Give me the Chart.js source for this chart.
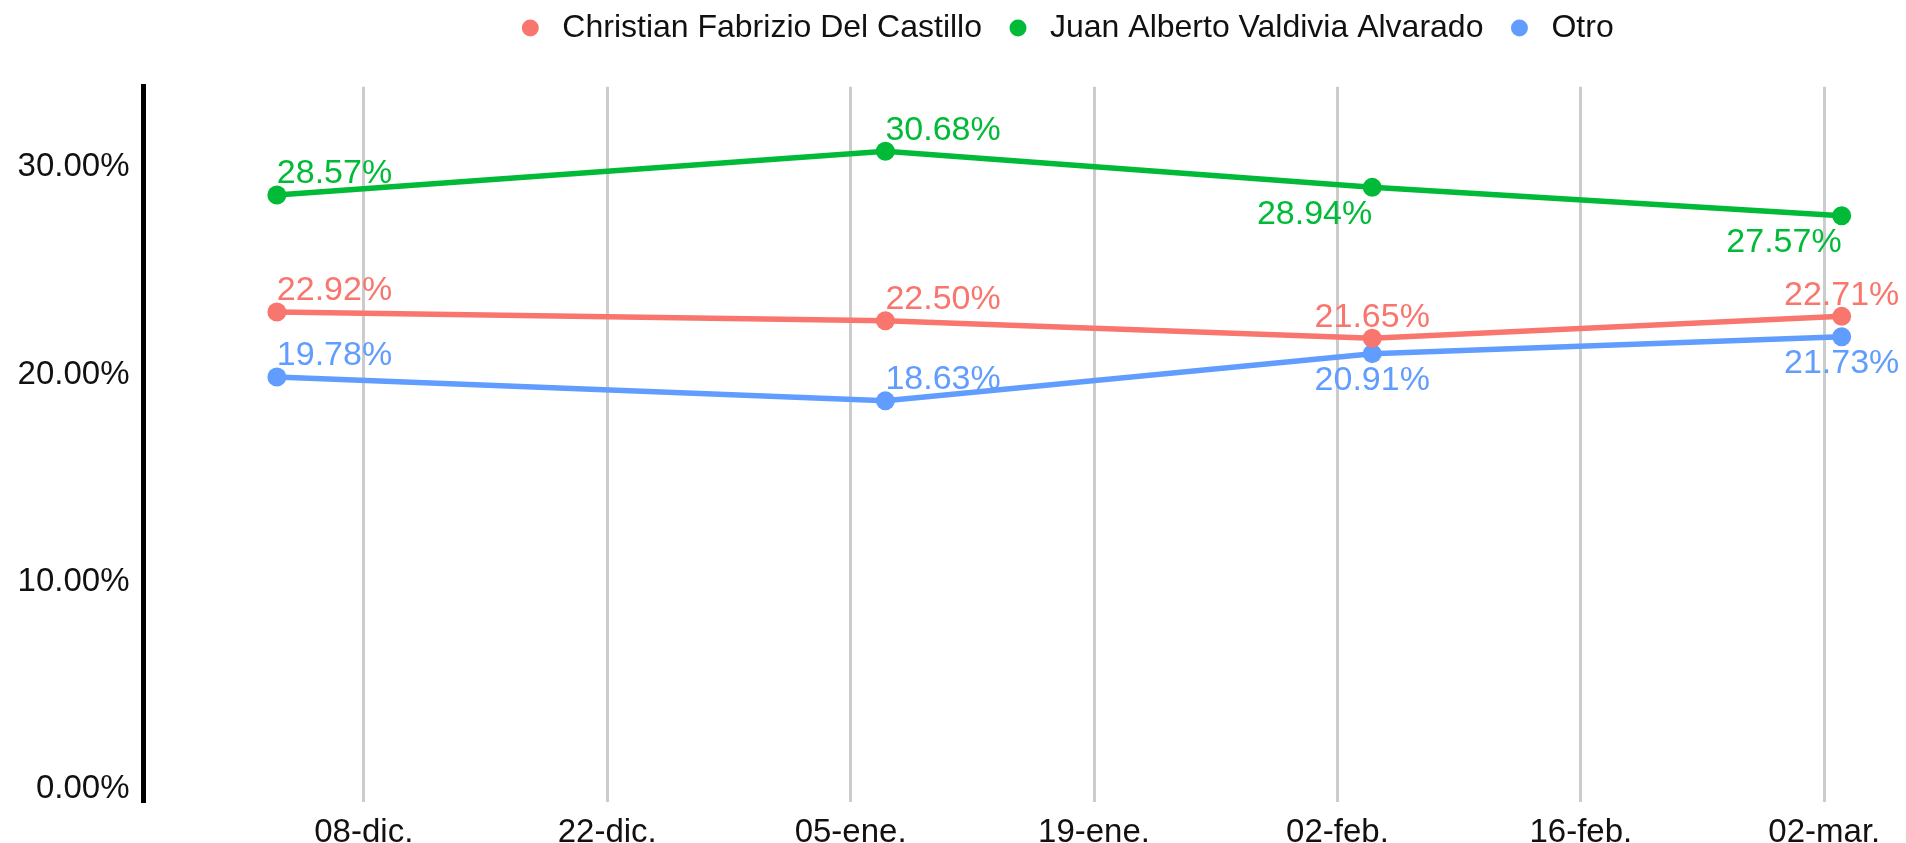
<!DOCTYPE html>
<html>
<head>
<meta charset="utf-8">
<script src="https://cdn.jsdelivr.net/npm/chart.js@4.4.1/dist/chart.umd.min.js"></script>
<style>
    html, body { margin: 0; padding: 0; background: #ffffff; }
    #wrap { width: 1906px; height: 843px; }
</style>
</head>
<body>
<div id="wrap"><canvas id="myLineChart" width="1906" height="843"></canvas></div>
<script>
// fechas de cada medición
var fechas = ['2024-12-03', '2025-01-07', '2025-02-04', '2025-03-03'];
var candidatos = ['Christian Fabrizio Del Castillo', 'Juan Alberto Valdivia Alvarado', 'Otro'];
var delCastillo = [22.92, 22.50, 21.65, 22.71];
var valdivia = [28.57, 30.68, 28.94, 27.57];
var otro = [19.78, 18.63, 20.91, 21.73];

// marcas del eje x (cada 14 días) y del eje y
var fechasEje = ['2024-12-08', '2024-12-22', '2025-01-05', '2025-01-19', '2025-02-02', '2025-02-16', '2025-03-02'];
var etiquetasEje = ['08-dic.', '22-dic.', '05-ene.', '19-ene.', '02-feb.', '16-feb.', '02-mar.'];
var marcasY = [0, 10, 20, 30];

var FUENTE = '"Liberation Sans", Arial, Helvetica, sans-serif';

function diasDesde(fecha) {
    var base = Date.UTC(2024, 11, 8);
    var p = fecha.split('-');
    return Math.round((Date.UTC(+p[0], +p[1] - 1, +p[2]) - base) / 86400000);
}

function serie(valores) {
    return valores.map((v, i) => ({ x: diasDesde(fechas[i]), y: v }));
}

// dibuja el valor junto a cada punto
var etiquetasPlugin = {
    id: 'etiquetasValor',
    afterDatasetsDraw: function (chart) {
        var ctx = chart.ctx;
        ctx.save();
        ctx.font = '34px ' + FUENTE;
        ctx.textBaseline = 'middle';
        chart.data.datasets.forEach(function (ds, di) {
            var meta = chart.getDatasetMeta(di);
            meta.data.forEach(function (pt, i) {
                var pos = ds.posEtiqueta[i].split(' ');
                ctx.fillStyle = ds.borderColor;
                ctx.textAlign = pos[1] === 'right' ? 'left' : (pos[1] === 'left' ? 'right' : 'center');
                var y = pos[0] === 'top' ? pt.y - 21 : pt.y + 27;
                ctx.fillText(ds.data[i].y.toFixed(2) + '%', pt.x, y);
            });
        });
        ctx.restore();
    }
};

// leyenda un poco a la derecha y más arriba, como en el original
var leyendaPlugin = {
    id: 'moverLeyenda',
    afterLayout: function (chart) {
        chart.legend.left = 222;
        chart.legend.top = -8;
    }
};

function buildLineChart() {
    var data = {
        datasets: [
            {
                label: candidatos[0],
                data: serie(delCastillo),
                borderColor: '#F8766D',
                backgroundColor: '#F8766D',
                posEtiqueta: ['top right', 'top right', 'top center', 'top center'],
            },
            {
                label: candidatos[1],
                data: serie(valdivia),
                borderColor: '#00BA38',
                backgroundColor: '#00BA38',
                posEtiqueta: ['top right', 'top right', 'bottom left', 'bottom left'],
            },
            {
                label: candidatos[2],
                data: serie(otro),
                borderColor: '#619CFF',
                backgroundColor: '#619CFF',
                posEtiqueta: ['top right', 'top right', 'bottom center', 'bottom center'],
            },
        ],
    };

    var options = {
        responsive: false,
        animation: false,
        layout: { autoPadding: false, padding: { top: 24.7, left: 0, right: 0, bottom: 0 } },
        elements: {
            line: { borderWidth: 5.5, tension: 0 },
            point: { radius: 9.5, borderWidth: 0, hoverRadius: 9.5 },
        },
        plugins: {
            tooltip: { enabled: false },
            legend: {
                position: 'top',
                align: 'center',
                labels: {
                    usePointStyle: true,
                    pointStyle: 'circle',
                    boxWidth: 32,
                    boxHeight: 12,
                    padding: 20,
                    color: '#111111',
                    font: { family: FUENTE, size: 32 },
                },
            },
        },
        scales: {
            x: {
                type: 'linear',
                min: -12.67,
                max: 88.7,
                afterBuildTicks: function (scale) {
                    scale.ticks = fechasEje.map(f => ({ value: diasDesde(f) }));
                },
                afterFit: function (scale) {
                    scale.height = 41;
                },
                ticks: {
                    autoSkip: false,
                    maxRotation: 0,
                    padding: 11,
                    color: '#111111',
                    font: { family: FUENTE, size: 33 },
                    callback: function (value) {
                        var idx = fechasEje.findIndex(f => diasDesde(f) === value);
                        return idx >= 0 ? etiquetasEje[idx] : '';
                    },
                },
                grid: { display: true, color: '#cccccc', lineWidth: 3, drawTicks: false },
                border: { display: false },
            },
            y: {
                type: 'linear',
                min: -0.74,
                max: 33.8,
                afterBuildTicks: function (scale) {
                    scale.ticks = marcasY.map(v => ({ value: v }));
                },
                afterFit: function (scale) {
                    scale.width = 143.5;
                },
                ticks: {
                    padding: 14,
                    labelOffset: 2,
                    color: '#111111',
                    font: { family: FUENTE, size: 33 },
                    callback: function (value) {
                        return value.toFixed(2) + '%';
                    },
                },
                grid: { display: false, drawTicks: false },
                border: { display: true, color: '#000000', width: 5 },
            },
        },
    };

    var ctx = document.getElementById('myLineChart').getContext('2d');
    new Chart(ctx, {
        type: 'line',
        data: data,
        options: options,
        plugins: [etiquetasPlugin, leyendaPlugin],
    });
}

buildLineChart();
</script>
</body>
</html>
|---|
*Exercise instructions*
Repeat only the lines from the beginning of the material through the line containing "var otro = [19.78, 18.63, 20.91, 21.73];", both ends kept, leaving pictures out.

*Final result*
Give me the Chart.js source for this chart.
<!DOCTYPE html>
<html>
<head>
<meta charset="utf-8">
<script src="https://cdn.jsdelivr.net/npm/chart.js@4.4.1/dist/chart.umd.min.js"></script>
<style>
    html, body { margin: 0; padding: 0; background: #ffffff; }
    #wrap { width: 1906px; height: 843px; }
</style>
</head>
<body>
<div id="wrap"><canvas id="myLineChart" width="1906" height="843"></canvas></div>
<script>
// fechas de cada medición
var fechas = ['2024-12-03', '2025-01-07', '2025-02-04', '2025-03-03'];
var candidatos = ['Christian Fabrizio Del Castillo', 'Juan Alberto Valdivia Alvarado', 'Otro'];
var delCastillo = [22.92, 22.50, 21.65, 22.71];
var valdivia = [28.57, 30.68, 28.94, 27.57];
var otro = [19.78, 18.63, 20.91, 21.73];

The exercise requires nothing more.